An efficient and robust method for lithium-ion battery capacity estimation using constant-voltage charging time

The state-of-health (SoH) estimation based on the constant-voltage (CV) charging data has been an interesting research topic in recent years. However, most of the existing estimation methods based on CV charging data are sensitive to the cut-off condition and/or require a relatively high storage resource as well as computing power, preventing the feasibility in real world applications. To extend the scope of the estimation method based on CV charging data, this paper proposes a quick and robust battery capacity estimation method using a two-layer CV charging time (TCV)-based model.
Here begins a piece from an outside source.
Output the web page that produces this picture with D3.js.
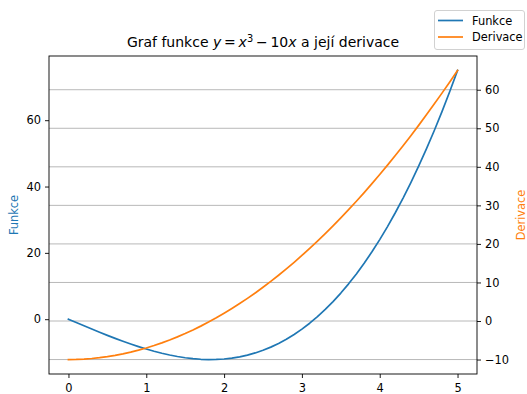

First, the evolution of TCV-based SoH model with respect to different cut-off currents is investigated, and the detailed mathematical expressions of the model coefficients are derived based on the decoupled dynamic characteristics of the CV charging current. Second, considering the actual sampling periods (Tss) utilized in the online application, a Ts-adaptive moving average filter is proposed to filter the high -frequency measurement noise. Third, experimental results demonstrate that the proposed method can determine SoH with a root-mean-square error of less than 2.05% for two types of tested batteries under different charging protocols. In addition, the comparison study further highlights the superiority of the proposed method in terms of robustness, accuracy, computational cost, and storage consumption.

Automated summary

This paper proposes a quick and robust battery capacity estimation method using a two-layer constant-voltage charging time-based model. Through studying the evolution of the model under different cut-off currents and utilizing a Ts-adaptive moving average filter, the proposed method can accurately determine the battery's state of health in real-world applications.